Dutch Oven Cornish Game Hens

3 years ago
210

Recipe

2 Cornish game hens
1 1/2 pounds red potatoes cut into 1” pieces
2 large carrots sliced
8 ounces baby bella mushrooms
2 stalks celery sliced
1 medium onion coarsely chopped
Salt and pepper to taste
10 whole cloves garlic
1 1/4 stick butter cut into pats
1/4 cup white wine
1 lemon
4 sprigs fresh rosemary
3 tablespoons poultry seasoning
olive oil
cornstarch

Add potatoes, carrots, mushrooms, celery and onion to your 12 inch Dutch oven. Season liberally with salt and pepper. Add some olive oil and and give it a good mix. Place garlic cloves and butter on top of the vegetables. Add white wine and lemon juice.
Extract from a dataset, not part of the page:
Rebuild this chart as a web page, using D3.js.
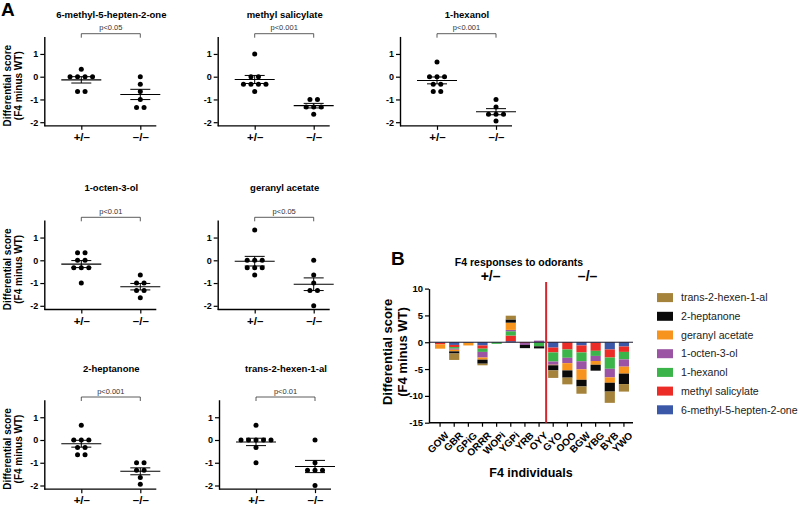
<!DOCTYPE html>
<html><head><meta charset="utf-8">
<script src="https://cdn.jsdelivr.net/npm/d3@7"></script>
<style>
body{margin:0;background:#fff}
svg{display:block}
text{font-family:"Liberation Sans",Arial,Helvetica,sans-serif}
</style>
</head><body>
<svg id="c" width="800" height="509"></svg>
<script>
// ---------- DATA ----------
const odorants = ["6-methyl-5-hepten-2-one","methyl salicylate","1-hexanol","1-octen-3-ol","geranyl acetate","2-heptanone","trans-2-hexen-1-al"];
const groups = ["+/\u2013","\u2013/\u2013"];
const pLabels = ["p<0.05","p<0.001","p<0.001","p<0.01","p<0.05","p<0.001","p<0.01"];
const yTicksA = [-2,-1,0,1];

// Panel A: differential scores per genotype
const het_methylHeptenone = [0.33,0,0,0,0,-0.65,-0.65];
const hom_methylHeptenone = [0,-0.33,-0.65,-1.0,-1.35,-1.35];
const het_methylSalicylate = [1.0,0,0,-0.33,-0.33,-0.33,-0.33,-0.65];
const hom_methylSalicylate = [-1.0,-1.0,-1.33,-1.33,-1.33,-1.65];
const het_hexanol = [0.65,0,0,0,-0.33,-0.33,-0.65,-0.65];
const hom_hexanol = [-1.0,-1.33,-1.65,-1.65,-1.65,-1.95];
const het_octenol = [0.33,0.33,0,0,-0.33,-0.33,-0.33,-1.0];
const hom_octenol = [-0.65,-1.0,-1.0,-1.33,-1.33,-1.65];
const het_geranyl = [1.33,0,0,0,-0.33,-0.33,-0.33,-0.65];
const hom_geranyl = [0,-0.65,-1.0,-1.33,-1.33,-2.0];
const het_heptanone = [0.65,0,0,0,-0.33,-0.33,-0.65,-0.65];
const hom_heptanone = [-1.0,-1.0,-1.33,-1.33,-1.65,-1.95];
const het_hexenal = [0.65,0,0,0,0,0,-0.33,-1.0];
const hom_hexenal = [0,-1.0,-1.33,-1.33,-1.33,-2.0];

// Panel B: stacked responses per F4 individual
const individuals = ["GOW","GBR","GPiG","ORRR","WOPi","YGPi","YRB","OYY","GYO","OOO","BGW","YBG","BYB","YWO"];
const hetCount = 8;
const yTicksB = [-15,-10,-5,0,5,10];
const b_methylHeptenone = [-0.1,-0.5,-0.1,-0.6,0,0.2,0,0,-1.0,0,-0.6,-0.1,-1.35,-0.8];
const b_methylSalicylate = [-0.3,-0.4,0,-0.6,0,1.05,-0.15,0,-0.9,-1.35,-1.3,-1.5,-1.5,-1.0];
const b_hexanol = [0,-0.3,0,-0.6,-0.3,0.8,0,-0.75,-1.7,-1.55,-1.65,-0.95,-2.1,-1.4];
const b_octenol = [0,-0.2,0,-1.05,0,0.25,-0.35,0.3,-0.6,-1.0,-1.5,-0.95,-1.6,-1.35];
const b_geranyl = [-0.8,-0.3,-0.5,-0.4,0,1.35,0,0,-0.1,-1.35,-1.95,-0.7,-1.0,-1.3];
const b_heptanone = [0,-0.4,0,-0.75,0,0.6,-0.6,-0.4,-0.95,-1.35,-1.25,-1.1,-1.65,-1.95];
const b_hexenal = [0,-1.2,0,-0.3,0,0.7,0,0,-1.4,-1.25,-1.35,0,-2.1,-1.4];

const colors = ["#3b58a8","#ec2c26","#3bb54a","#9b54a3","#f7941e","#0a0a0a","#a6833b"];

// ---------- DRAW ----------
const svg = d3.select("#c");
const hetSets = [het_methylHeptenone,het_methylSalicylate,het_hexanol,het_octenol,het_geranyl,het_heptanone,het_hexenal];
const homSets = [hom_methylHeptenone,hom_methylSalicylate,hom_hexanol,hom_octenol,hom_geranyl,hom_heptanone,hom_hexenal];

// layout
const colX = [44.3, 217.7, 400, 44.3, 217.7, 44.3, 219];
const rowOf = [0,0,0,1,1,2,2];
const rowZero = [76.7, 260.3, 440];
const rowTitle = [18, 190.5, 371.5];
const pxPerUnit = 22.75;

svg.append("text").attr("x",1).attr("y",16).attr("font-size",19).attr("font-weight","bold").text("A");

function styleAxis(g, fs){
  g.selectAll(".domain").attr("stroke","#000").attr("stroke-width",1.4);
  g.selectAll(".tick line").attr("stroke","#000").attr("stroke-width",1.2);
  g.selectAll(".tick text").attr("fill","#000").attr("font-weight","bold").attr("font-size",fs)
    .attr("font-family",'"Liberation Sans",Arial,sans-serif');
}

function layoutDots(vals){
  const bins = d3.group(vals, v => v.toFixed(2));
  const out = [];
  for (const [k, arr] of bins) arr.forEach((v,j) => out.push({v, dx:(j-(arr.length-1)/2)*7.5}));
  return out;
}

odorants.forEach((name, i) => {
  const ax = colX[i], r = rowOf[i], z = rowZero[r];
  const y = d3.scaleLinear().domain([-2.16, 1.77]).range([z + 2.16*pxPerUnit, z - 1.77*pxPerUnit]);
  const x = d3.scalePoint().domain(groups).range([ax + 37, ax + 96]);
  const g = svg.append("g");
  const xb = y(-2.16);

  g.append("g").attr("transform",`translate(${ax},0)`)
    .call(d3.axisLeft(y).tickValues(yTicksA).tickFormat(v => String(v)).tickSize(4).tickSizeOuter(0).tickPadding(2))
    .call(s => styleAxis(s, 9));
  g.append("line").attr("x1",ax).attr("x2",ax+112).attr("y1",xb).attr("y2",xb).attr("stroke","#000").attr("stroke-width",1.4);
  g.append("g").attr("transform",`translate(0,${xb})`)
    .call(d3.axisBottom(x).tickSize(4).tickPadding(3))
    .call(s => { s.select(".domain").remove(); styleAxis(s, 11.5); });

  // title
  g.append("text").attr("x", ax + 67).attr("y", rowTitle[r]).attr("text-anchor","middle")
    .attr("font-size",9.5).attr("font-weight","bold").text(name);

  // bracket + p
  const by = z - 43;
  g.append("path").attr("d",`M${x(groups[0])},${by+4}V${by}H${x(groups[1])}V${by+4}`)
    .attr("fill","none").attr("stroke","#333").attr("stroke-width",0.8);
  g.append("text").attr("x",(x(groups[0])+x(groups[1]))/2).attr("y",by-3.5).attr("text-anchor","middle")
    .attr("font-size",7.5).attr("fill","#333").text(pLabels[i]);

  [hetSets[i], homSets[i]].forEach((vals, gi) => {
    const cx = x(groups[gi]);
    const m = d3.mean(vals), sem = d3.deviation(vals)/Math.sqrt(vals.length);
    g.append("line").attr("x1",cx).attr("x2",cx).attr("y1",y(m+sem)).attr("y2",y(m-sem)).attr("stroke","#000").attr("stroke-width",1);
    g.append("line").attr("x1",cx-20).attr("x2",cx+20).attr("y1",y(m)).attr("y2",y(m)).attr("stroke","#000").attr("stroke-width",1.1);
    [m+sem, m-sem].forEach(v => g.append("line").attr("x1",cx-10).attr("x2",cx+10).attr("y1",y(v)).attr("y2",y(v)).attr("stroke","#000").attr("stroke-width",1));
    g.selectAll(null).data(layoutDots(vals)).join("circle")
      .attr("cx", d => cx + d.dx).attr("cy", d => y(d.v)).attr("r",2.5).attr("fill","#000");
  });

  if (ax < 100) {
    const ly = z + 9;
    g.append("text").attr("transform",`translate(11,${ly}) rotate(-90)`).attr("text-anchor","middle")
      .attr("font-size",10).attr("font-weight","bold").text("Differential score");
    g.append("text").attr("transform",`translate(22,${ly}) rotate(-90)`).attr("text-anchor","middle")
      .attr("font-size",10).attr("font-weight","bold").text("(F4 minus WT)");
  }
});

// ---------- Panel B ----------
svg.append("text").attr("x",391).attr("y",265).attr("font-size",19).attr("font-weight","bold").text("B");
svg.append("text").attr("x",519).attr("y",266).attr("text-anchor","middle").attr("font-size",10.5).attr("font-weight","bold").text("F4 responses to odorants");

const bSeries = [b_methylHeptenone,b_methylSalicylate,b_hexanol,b_octenol,b_geranyl,b_heptanone,b_hexenal];
const table = individuals.map((ind, j) => {
  const row = {ind};
  odorants.forEach((o, k) => row[o] = bSeries[k][j]);
  return row;
});
const stack = d3.stack().keys(odorants).offset(d3.stackOffsetDiverging)(table);

const yB = d3.scaleLinear().domain([-15, 10]).range([422.7, 288.6]);
const xB = d3.scaleBand().domain(individuals).range([433, 631]).paddingInner(0.28).paddingOuter(0.14);
const axB = 429;

const gb = svg.append("g");
gb.selectAll("g.series").data(stack).join("g").attr("fill",(d,k)=>colors[k])
  .selectAll("rect").data(d => d).join("rect")
  .attr("x", d => xB(d.data.ind)).attr("width", xB.bandwidth())
  .attr("y", d => yB(Math.max(d[0], d[1]))).attr("height", d => Math.abs(yB(d[0]) - yB(d[1])));

gb.append("line").attr("x1",axB).attr("x2",633).attr("y1",yB(0)).attr("y2",yB(0)).attr("stroke","#1a1a2e").attr("stroke-width",1);

gb.append("g").attr("transform",`translate(${axB},0)`)
  .call(d3.axisLeft(yB).tickValues(yTicksB).tickFormat(v => String(v)).tickSize(4).tickSizeOuter(0).tickPadding(2))
  .call(s => styleAxis(s, 9.5));
gb.append("line").attr("x1",axB).attr("x2",633).attr("y1",yB(-15)).attr("y2",yB(-15)).attr("stroke","#000").attr("stroke-width",1.4);
gb.append("g").attr("transform",`translate(0,${yB(-15)})`)
  .call(d3.axisBottom(xB).tickSize(4).tickPadding(3))
  .call(s => { s.select(".domain").remove(); styleAxis(s, 10); })
  .call(s => s.selectAll(".tick text").attr("text-anchor","end").attr("dy","0.35em")
    .attr("transform","translate(2,6) rotate(-45)"));

// divider
const xDiv = (xB(individuals[hetCount-1]) + xB(individuals[hetCount]) + xB.bandwidth())/2;
gb.append("line").attr("x1",xDiv).attr("x2",xDiv).attr("y1",282).attr("y2",yB(-15)).attr("stroke","#d3262d").attr("stroke-width",2);

gb.append("text").attr("x",(xB(individuals[0]) + xDiv)/2).attr("y",281).attr("text-anchor","middle")
  .attr("font-size",14).attr("font-weight","bold").text(groups[0]);
gb.append("text").attr("x",(xDiv + xB(individuals[individuals.length-1]) + xB.bandwidth())/2).attr("y",281).attr("text-anchor","middle")
  .attr("font-size",14).attr("font-weight","bold").text(groups[1]);

gb.append("text").attr("transform","translate(392,352) rotate(-90)").attr("text-anchor","middle")
  .attr("font-size",13).attr("font-weight","bold").text("Differential score");
gb.append("text").attr("transform","translate(407,352) rotate(-90)").attr("text-anchor","middle")
  .attr("font-size",13).attr("font-weight","bold").text("(F4 minus WT)");
gb.append("text").attr("x",531).attr("y",477).attr("text-anchor","middle")
  .attr("font-size",12.5).attr("font-weight","bold").text("F4 individuals");

// legend
const legItems = odorants.map((o,k) => ({o, c: colors[k]})).reverse();
const lg = svg.append("g").selectAll("g").data(legItems).join("g")
  .attr("transform",(d,k) => `translate(657,${297.6 + k*18.7})`);
lg.append("rect").attr("x",0).attr("y",-4.5).attr("width",16).attr("height",9).attr("fill",d=>d.c);
lg.append("text").attr("x",24).attr("y",0).attr("dy","0.35em").attr("font-size",10.6).attr("fill","#222").text(d=>d.o);
</script>
</body></html>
Cut game hens in two by slicing through the breast and backbone with a large knife. Rinse each half and pat dry. Season both sides liberally with poultry seasoning. Arrange game hen half on top of the vegetables. Place a sprig of fresh rosemary beneath each piece.

Bake using 9 coals on the bottom and 16 on top to get 350 Deg F in your 12 inch dutch oven.

When the vegetables begin to soften, transfer the broth from bottom of the DO into a sauce pan or another small 6” dutch oven using a turkey baster. Add a 1/4 stick of butter. Season with salt, pepper and poultry seasoning. Thicken the broth with cornstarch and reduce using bottom heat to make gravy.

While the gravy is thickening, add more coals to the lid to brown the skin on the game hens.

Total baking time is 1 1/2 to 2 hours. The meal is done when the internal temperature of the hens reaches 165 Deg. F. and the vegetables are soft.